Another three-hour throwback, The Caretaker, has a self-conscious opaqueness that seems fucking daunting to the three straining actors, until Patrick Stewart's feisty old codger rallies and gives us (Pinteresque) pause. But if you prefer the Felicity guy to the Star Trek man, The Violet Hour is the fascinating misfire for you. The play's about a printer that cranks out journalism from the future, and in a weirdly parallel twist, the Newsday review of the play was readable online a day early! But I couldn't have predicted that at the opening-night party at Supper Club, scene stealer Mario Cantone would be admiring Patricia Clarkson's figure and she'd be complimenting his nice ass. "I run," Catone explained, "so I can drink!"

That tall drink of running water, Carol Channing, inaugurated the Village Theatre's Singular Sensationsseries, which consists of a diva Q&A with occasional musical outbursts. (By the way, if you're under 75, please skip ahead to the next graph.) An iron-willed trouper who won't stop bejeweling us with wide-eyed showstoppers, Carol was a delight and even danced with her feisty new husband for an encore. At the after-party at Lips, I told Carol that since she wrote in her memoirs that she's part African American, wasn't it she—and not Pearl Bailey—who was the first black Dolly? Carol grinned and said, "No! I'd like to say I was black, but I'm not." (Hmm, maybe the cutie didn't read her own book.) I awkwardly changed the subject to Skidoo, the insane '68 movie she made about gangsters on LSD and a real ski-don't. What did she remember about it? "Not much!" Carol said emphatically and tottered off, but not until cooing, "It was an honor to be interviewed by The Village Voice!"
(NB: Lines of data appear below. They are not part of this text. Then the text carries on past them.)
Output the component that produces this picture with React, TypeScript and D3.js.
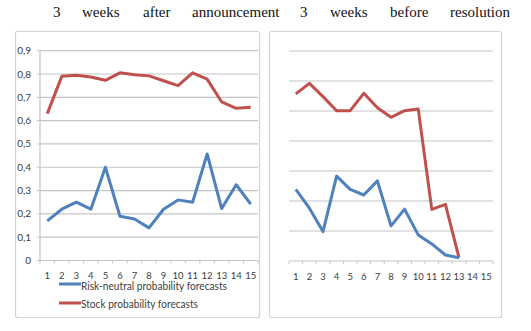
import React from "react";
import * as d3 from "d3";

const categories = d3.range(1, 16).map(String);
const leftRiskNeutral = [0.17, 0.22, 0.25, 0.22, 0.40, 0.19, 0.178, 0.14, 0.22, 0.26, 0.25, 0.457, 0.223, 0.325, 0.242];
const leftStock = [0.63, 0.79, 0.795, 0.787, 0.773, 0.805, 0.797, 0.792, 0.771, 0.75, 0.805, 0.778, 0.68, 0.653, 0.657];
const rightRiskNeutral = [0.239, 0.176, 0.098, 0.283, 0.239, 0.22, 0.267, 0.117, 0.173, 0.087, 0.057, 0.02, 0.011];
const rightStock = [0.557, 0.592, 0.548, 0.501, 0.501, 0.559, 0.511, 0.479, 0.501, 0.507, 0.172, 0.189, 0.011];
const leftTicks = [0, 0.1, 0.2, 0.3, 0.4, 0.5, 0.6, 0.7, 0.8, 0.9];
const rightTicks = [0, 0.1, 0.2, 0.3, 0.4, 0.5, 0.6, 0.7];
const titleWords = ["3", "weeks", "after", "announcement", "3", "weeks", "before", "resolution"];
const legendLabels = ["Risk-neutral probability forecasts", "Stock probability forecasts"];

const BLUE = "#4f81bd";
const RED = "#c0504d";
const GRID = "#c4c4c4";
const TEXT = "#404040";
const FONT = "Lato, Liberation Sans, Arial, sans-serif";

const titleX = [53, 82, 143, 192, 300, 330, 390, 450];

function Panel(props: {
  x0: number; x1: number; yTop: number; yBottom: number;
  ticks: number[]; yMax: number; showY: boolean;
  blue: number[]; red: number[];
}) {
  const { x0, x1, yTop, yBottom, ticks, yMax, showY, blue, red } = props;
  const x = d3.scaleBand<string>().domain(categories).range([x0, x1]).padding(0);
  const y = d3.scaleLinear().domain([0, yMax]).range([yBottom, yTop]);
  const cx = (i: number) => (x(categories[i]) as number) + x.bandwidth() / 2;
  const line = d3.line<number>().x((_, i) => cx(i)).y((d) => y(d));
  const fmt = (v: number) => (v === 0 ? "0" : d3.format(".1f")(v).replace(".", ","));
  return (
    <g>
      {ticks.filter((t) => t > 0).map((t) => (
        <line key={t} x1={x0} x2={x1} y1={y(t)} y2={y(t)} stroke={GRID} strokeWidth={1.2} />
      ))}
      <line x1={x0} x2={x1} y1={y(0)} y2={y(0)} stroke={GRID} strokeWidth={1.2} />
      {d3.range(categories.length + 1).map((i) => {
        const xx = x0 + i * x.bandwidth();
        return <line key={i} x1={xx} x2={xx} y1={y(0)} y2={y(0) + 3} stroke={GRID} strokeWidth={1} />;
      })}
      {categories.map((c, i) => (
        <text key={c} x={cx(i)} y={y(0) + 18.5} textAnchor="middle" fontSize={9.5} fill={TEXT} fontFamily={FONT}>{c}</text>
      ))}
      {showY && (
        <g>
          <line x1={x0} x2={x0} y1={y(0)} y2={y(yMax)} stroke={GRID} strokeWidth={1.2} />
          {ticks.map((t) => (
            <g key={t}>
              <line x1={x0 - 3} x2={x0} y1={y(t)} y2={y(t)} stroke={GRID} strokeWidth={1} />
              <text x={x0 - 9} y={y(t) + 3.5} textAnchor="end" fontSize={10} fill={TEXT} fontFamily={FONT}>{fmt(t)}</text>
            </g>
          ))}
        </g>
      )}
      <path d={line(red) || ""} fill="none" stroke={RED} strokeWidth={3} strokeLinejoin="round" />
      <path d={line(blue) || ""} fill="none" stroke={BLUE} strokeWidth={3} strokeLinejoin="round" />
    </g>
  );
}

export default function App() {
  return (
    <svg width={531} height={331} style={{ position: "absolute", left: 0, top: 0, background: "#fff" }}>
      <rect x={0} y={0} width={531} height={331} fill="#fff" />
      {titleWords.map((w, i) => (
        <text key={i} x={titleX[i]} y={17} fontSize={15} fontFamily="Liberation Serif, Times New Roman, serif" fill="#111">{w}</text>
      ))}
      <rect x={15.5} y={31.5} width={244} height={286} fill="#fff" stroke="#d4d4d4" strokeWidth={1.2} rx={2} />
      <rect x={269.5} y={31.5} width={232} height={286} fill="#fff" stroke="#d4d4d4" strokeWidth={1.2} rx={2} />
      <Panel x0={40} x1={258} yTop={50.7} yBottom={260.5} ticks={leftTicks} yMax={0.9} showY={true}
        blue={leftRiskNeutral} red={leftStock} />
      <Panel x0={289} x1={493} yTop={51} yBottom={261} ticks={rightTicks} yMax={0.7} showY={false}
        blue={rightRiskNeutral} red={rightStock} />
      <line x1={59} x2={81} y1={284} y2={284} stroke={BLUE} strokeWidth={3} />
      <text x={81} y={289.5} fontSize={10.5} fill={TEXT} fontFamily={FONT} textLength={146} lengthAdjust="spacingAndGlyphs">{legendLabels[0]}</text>
      <line x1={59} x2={81} y1={303} y2={303} stroke={RED} strokeWidth={3} />
      <text x={81} y={308} fontSize={10.5} fill={TEXT} fontFamily={FONT} textLength={117} lengthAdjust="spacingAndGlyphs">{legendLabels[1]}</text>
    </svg>
  );
}
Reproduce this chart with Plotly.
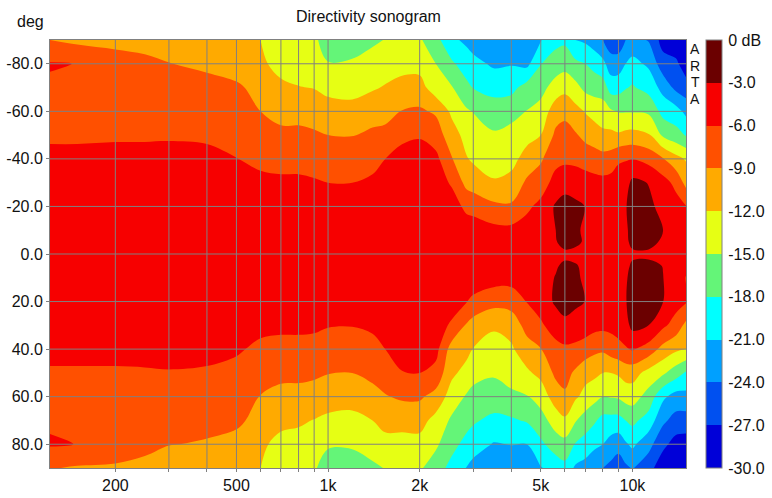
import plotly.graph_objects as go
import numpy as np

freqs = [122,150,200,250,300,400,500,600,700,800,900,1000,1200,1400,1540,1750,2000,2260,2550,2850,3000,3500,4000,4500,5000,5600,6000,6500,7000,7500,8000,8500,9000,9500,10000,11300,12600,13900,15000]
angles = [-90,-80,-70,-60,-50,-40,-30,-20,-10,-5,0,5,10,20,30,40,50,60,70,80,90]

# level in dB for each frequency column, listed from -90 to +90 degrees in 10 degree steps
levels_by_freq = [
[-9.0,-5.8,-6.4,-6.6,-6.3,-5.5,-5,-5,-5,-5,-5,-5,-5,-5.5,-6.2,-6.6,-6.4,-5.7,-8.8],
[-9.7,-6.05,-6.5,-6.7,-6.3,-5.5,-5,-5,-5,-5,-5,-5,-5,-5.5,-6.2,-6.7,-6.5,-6.05,-9.3],
[-10.5,-6.7,-6.6,-6.5,-6.25,-5.4,-5,-5,-5,-5,-5,-5,-5,-5.5,-6.2,-6.6,-6.7,-6.9,-9.5],
[-11.4,-7.4,-6.9,-6.6,-6.2,-5.5,-5,-5,-5,-5,-5,-5,-5,-5.5,-6.15,-6.6,-6.9,-7.5,-10.5],
[-11.4,-8.9,-7.6,-6.9,-6.2,-5.4,-5,-5,-5,-5,-5,-5,-5,-5.4,-6.1,-6.8,-7.5,-8.85,-11.5],
[-11.5,-9.6,-8,-7,-6.3,-5.5,-5,-5,-5,-5,-5,-5,-5,-5.5,-6.2,-7,-7.9,-9.35,-11.5],
[-11.8,-10.5,-8.5,-7.6,-6.8,-5.95,-5,-5,-5,-5,-5,-5,-5,-5.7,-6.7,-7.4,-8.4,-10,-11.7],
[-12,-11.5,-10,-9,-7.9,-6.5,-5.5,-5,-5,-5,-5,-5,-5.4,-6.5,-7.9,-9.1,-10,-11.5,-12],
[-13.5,-12.9,-11.45,-10,-8.3,-6.9,-5.5,-5,-5,-5,-5,-5,-5.4,-6.9,-8.4,-9.7,-11.3,-12.8,-13.5],
[-14,-13.2,-11.9,-10,-8.3,-6.9,-5.5,-5,-5,-5,-5,-5,-5.4,-6.9,-8.4,-9.8,-11.6,-13,-14],
[-14.6,-13.5,-12.1,-10.3,-8.6,-7.2,-5.7,-5,-5,-5,-5,-5,-5.5,-7,-8.5,-10.2,-12.1,-13.5,-14.7],
[-16,-14.9,-12.9,-10.6,-9,-7.5,-6,-4.8,-4.6,-4.6,-4.6,-4.8,-5.85,-7.4,-8.9,-10.7,-12.6,-14.7,-16.2],
[-16.5,-14.6,-13,-11,-9.1,-7.6,-6,-4.8,-4.6,-4.6,-4.6,-4.8,-5.9,-7.5,-9,-10.9,-12.8,-14.6,-16.5],
[-15.5,-13.8,-12.3,-10.3,-8.4,-6.9,-5.5,-4.8,-4.6,-4.6,-4.6,-4.8,-5.5,-6.9,-8.3,-9.9,-12,-13.8,-15.5],
[-14.9,-13.2,-11.8,-10,-8.2,-6,-5,-4.6,-4.5,-4.5,-4.5,-4.6,-5,-6,-7.6,-9.2,-11,-13,-14.9],
[-14,-13,-11,-8.9,-6.5,-5.2,-4.8,-4.5,-4.4,-4.4,-4.4,-4.5,-4.8,-5,-6.1,-8.6,-11,-13,-14.3],
[-14.6,-13.1,-10.8,-8.6,-6.2,-5,-4.6,-4.4,-4.3,-4.3,-4.3,-4.4,-4.6,-5,-6,-8.6,-10.9,-13,-14.6],
[-17,-15,-13.7,-9.4,-7.5,-5.2,-4.8,-4.5,-4.3,-4.3,-4.3,-4.5,-4.8,-5,-7,-10,-13,-14.5,-16.5],
[-20.4,-17.5,-14.8,-12.6,-10.7,-8.8,-6.3,-4.8,-4.4,-4.3,-4.4,-4.8,-6.4,-10.3,-11.4,-13.4,-15.5,-17,-19],
[-21.6,-19.5,-17.2,-14.6,-13,-11.8,-9.9,-6.6,-4.7,-4.3,-4.5,-5.9,-9.3,-11.1,-13,-15.3,-16.9,-19,-21.1],
[-22.5,-20,-18.1,-15.1,-13.7,-12.4,-10.4,-7,-4.6,-4.3,-4.5,-6.6,-10.3,-12.1,-13.9,-16,-17.6,-19.6,-22],
[-23.5,-21.5,-18.9,-16.7,-14.6,-12.9,-11.8,-8.3,-5.2,-4.2,-4.7,-8,-11.5,-13.4,-14.7,-16.2,-18.8,-21.2,-23.5],
[-23.2,-21.2,-18.9,-16,-14,-13,-11,-8.6,-5.2,-4.3,-4.9,-7.7,-10.9,-12.4,-13.8,-15.6,-18.4,-20.9,-23],
[-22.8,-21.8,-16.8,-14.9,-13,-10.8,-8.5,-6.5,-4.9,-4.2,-4.4,-5.9,-7.9,-10.3,-12.5,-15.2,-17.7,-21,-22.8],
[-21.1,-18.1,-16,-13.9,-12,-9.4,-7.3,-5.3,-4.3,-3.8,-3.8,-4.8,-6.4,-9.1,-11.2,-13.7,-16.2,-18.6,-21.2],
[-18.9,-16.6,-13.7,-10.3,-8.4,-6.8,-5,-2.6,-3,-3.6,-2.9,-2.5,-4.7,-6.9,-8.4,-10.5,-13.6,-16.5,-19.8],
[-18.6,-16.1,-12.9,-9.7,-8,-6.7,-3.9,-2.1,-2,-3.5,-2.1,-2.2,-3.5,-6.6,-8,-9.5,-12.5,-16,-18.9],
[-21,-17.3,-14.1,-11,-8.7,-6.7,-4.4,-2.4,-2.5,-3.7,-2.6,-2.4,-4.3,-6.7,-9.5,-11.6,-14.8,-18.2,-21.5],
[-21.5,-18,-15.8,-12.2,-9.8,-7.3,-4.6,-3.05,-3.5,-4.3,-3.4,-3.05,-4.6,-7.3,-11.1,-12.8,-16.4,-19.2,-22.2],
[-22.6,-19,-16.2,-13.2,-10.4,-7.7,-5,-3.8,-4,-4.7,-4,-3.8,-5,-8.3,-11.3,-14,-17.6,-20.3,-23.3],
[-24,-20.2,-16.5,-13.5,-11.4,-7.9,-5.2,-4.2,-4.3,-5,-4.3,-4.2,-5.2,-8.5,-12,-15,-19,-21,-24],
[-25.8,-22.6,-19.3,-14.6,-11.2,-7.7,-4.9,-4,-4.3,-5,-4.5,-4.2,-5.2,-7.5,-12,-14.8,-19,-22.2,-24.8],
[-25.8,-22.6,-19.1,-15.2,-11.6,-6.4,-4.6,-3.7,-3.9,-4.6,-3.9,-3.9,-4.8,-6.9,-11.6,-14.6,-19,-22.8,-25.8],
[-24,-21,-18.2,-15.2,-11.2,-6.2,-4.2,-3.1,-3.4,-4,-3.3,-3.1,-4,-6.3,-10.8,-13.8,-18,-21.4,-24.6],
[-23,-20.1,-17.7,-15.2,-11,-6.05,-2.3,-2.4,-2.2,-3.5,-2.2,-2.3,-2.2,-5.7,-10.8,-13.6,-17.3,-20.4,-23.8],
[-24.2,-21.5,-19.1,-15.5,-11.7,-7,-3.1,-2.4,-2.1,-3.5,-2.1,-2.4,-3,-7.2,-13,-16.2,-19.2,-23,-25.8],
[-28.2,-25.7,-22,-19,-15.5,-8.8,-4.8,-3.8,-2.95,-3.5,-2.95,-2.95,-5.4,-10,-14.5,-20.4,-23.4,-26.2,-29],
[-29,-26.4,-24.8,-19.8,-16.9,-11,-6.8,-4.8,-4.2,-4.2,-4.4,-4.9,-7.2,-11.4,-16.6,-22.2,-25.1,-28.2,-29.5],
[-30,-28.6,-25.8,-21.8,-18.2,-12.3,-9.9,-5.9,-5.2,-5.1,-6.1,-5.7,-9.8,-12,-18.4,-21.9,-25.3,-28.4,-30],
]

# extra rows close to the axis, one value per frequency column
levels_minus5 = [-5,-5,-5,-5,-5,-5,-5,-5,-5,-5,-5,-4.6,-4.6,-4.6,-4.5,-4.4,-4.3,-4.3,-4.3,-4.4,-4.4,-4.6,-4.7,-4.5,-4,-3.15,-2.2,-2.5,-3.3,-4.3,-4.6,-4.6,-4.2,-3.6,-2.3,-2.2,-3.4,-4.2,-5.1]
levels_plus5 = [-5,-5,-5,-5,-5,-5,-5,-5,-5,-5,-5,-4.6,-4.6,-4.6,-4.5,-4.4,-4.3,-4.3,-4.3,-4.4,-4.4,-4.5,-4.6,-4.3,-3.8,-3.2,-2.6,-2.8,-3.5,-4.3,-4.6,-4.7,-4.2,-3.6,-2.6,-2.4,-3.05,-4.3,-5.5]

band_colors = ["#0000d8","#0050f0","#00a0ff","#00ffff","#64f578","#e6ff14","#ffaa00","#ff5000","#f70000","#6b0000"]
freq_ticks = [200,300,400,500,600,700,800,900,1000,2000,3000,4000,5000,6000,7000,8000,9000,10000]
freq_labels = ["200","","","500","","","","","1k","2k","","","5k","","","","","10k"]
angle_ticks = [-80,-60,-40,-20,0,20,40,60,80]
angle_labels = ["-80.0","-60.0","-40.0","-20.0","0.0","20.0","40.0","60.0","80.0"]
scale_ticks = [0,-3,-6,-9,-12,-15,-18,-21,-24,-27,-30]
scale_labels = ["0 dB","-3.0","-6.0","-9.0","-12.0","-15.0","-18.0","-21.0","-24.0","-27.0","-30.0"]
stamp_letters = ["A","R","T","A"]

FONT = "Liberation Sans"
GRID = "#808080"
INK = "#111111"

z = []
for column, m5, p5 in zip(levels_by_freq, levels_minus5, levels_plus5):
    z.append(column[:9] + [m5, column[9], p5] + column[10:])
z = np.array(z).T

scale = []
n = len(band_colors)
for i, c in enumerate(band_colors):
    scale += [[i / n, c], [(i + 1) / n, c]]

fig = go.Figure()
fig.add_trace(go.Contour(
    x=freqs, y=angles, z=z, zmin=-30, zmax=0, colorscale=scale,
    contours=dict(start=-30, end=0, size=3, coloring="fill", showlines=False),
    line=dict(width=0), hoverinfo="skip",
    colorbar=dict(
        x=1.0314, xanchor="left", xpad=0, y=0.5, yanchor="middle", ypad=0,
        len=1, lenmode="fraction", thickness=16, thicknessmode="pixels",
        outlinecolor=GRID, outlinewidth=1, borderwidth=0,
        tickmode="array", tickvals=scale_ticks, ticktext=scale_labels,
        ticks="outside", ticklen=3, tickcolor="rgba(0,0,0,0)",
        tickfont=dict(family=FONT, size=16, color=INK),
    ),
))

# grid drawn over the filled map, as in the reference
vx, vy = [], []
for f in freq_ticks:
    vx += [f, f, None]
    vy += [-90, 90, None]
hx, hy = [], []
for a in angle_ticks:
    hx += [freqs[0], freqs[-1], None]
    hy += [a, a, None]
fig.add_trace(go.Scatter(x=vx + hx, y=vy + hy, mode="lines",
                         line=dict(color=GRID, width=1), hoverinfo="skip", showlegend=False))

fig.update_xaxes(type="log", range=[np.log10(freqs[0]), np.log10(freqs[-1])],
                 tickmode="array", tickvals=freq_ticks, ticktext=freq_labels,
                 ticks="outside", ticklen=3, tickcolor=GRID, showgrid=False, zeroline=False,
                 showline=True, linecolor=GRID, linewidth=1, mirror=True,
                 tickfont=dict(family=FONT, size=16, color=INK))
fig.update_yaxes(range=[90, -90], tickmode="array", tickvals=angle_ticks, ticktext=angle_labels,
                 ticks="outside", ticklen=3, tickcolor=GRID, showgrid=False, zeroline=False,
                 showline=True, linecolor=GRID, linewidth=1, mirror=True,
                 tickfont=dict(family=FONT, size=16, color=INK))

annotations = [
    dict(text="Directivity sonogram", x=368, y=498 - 17, font=dict(size=16)),
    dict(text="deg", x=30, y=498 - 22, font=dict(size=16)),
]
for letter, py in zip(stamp_letters, [49, 65.5, 82, 98.5]):
    annotations.append(dict(text=letter, x=695, y=498 - py, font=dict(size=14)))
for a in annotations:
    a.update(xref="paper", yref="paper", showarrow=False, xanchor="center", yanchor="middle")
    a["x"] = (a["x"] - 50) / 636
    a["y"] = (a["y"] - 30) / 428
    a["font"].update(family=FONT, color=INK)

fig.update_layout(width=772, height=498, autosize=False, showlegend=False,
                  margin=dict(l=50, r=86, t=40, b=30, pad=0, autoexpand=False),
                  paper_bgcolor="white", plot_bgcolor="white",
                  annotations=annotations)
fig.write_html("out.html", post_script="document.body.style.margin='0';",
               config={"displayModeBar": False})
But, like, back to current-event TV movies. Whose fascinating idea was it to cast the gay pedophile from Happiness as Elizabeth Smart's father? In movieland, a less controversial brainstorm was having the eternally dignified Walter Cronkite speak at the Master and Commander premiere. But Cronky's remarks about the late Patrick O'Brian (whose novels the flick's based on) were so gleefully honest, they almost had people mutinying. Cronkite said the guy was "dour," deeply critical, and intensely demanding, though he did add that after a few drinkie-poos, O'Brian loosened up and was terrif. Apparently the same goes for everyone in this column.

But one movie that made me tenser than a Pacino flack at an AIDS premiere was Love Actually, a mushy puff pastry that makes you want to run through a wedding chapel with a meat cleaver. The movie encompasses every imaginable kind of love—interracial, intergenerational, even romance between children—but not anything remotely gay and hardly anything that isn't pantingly looksist (a model-like love object's fat sister is studiously made fun of). Worse, it starts with an exploitative reference to 9-11 and climaxes with a character being heroized for running past airport security in the name of l'amour. This, after I practically had to submit to an anal probe just to get into the screening. Mendacity! Sodomy! Poontang! Spastic colons!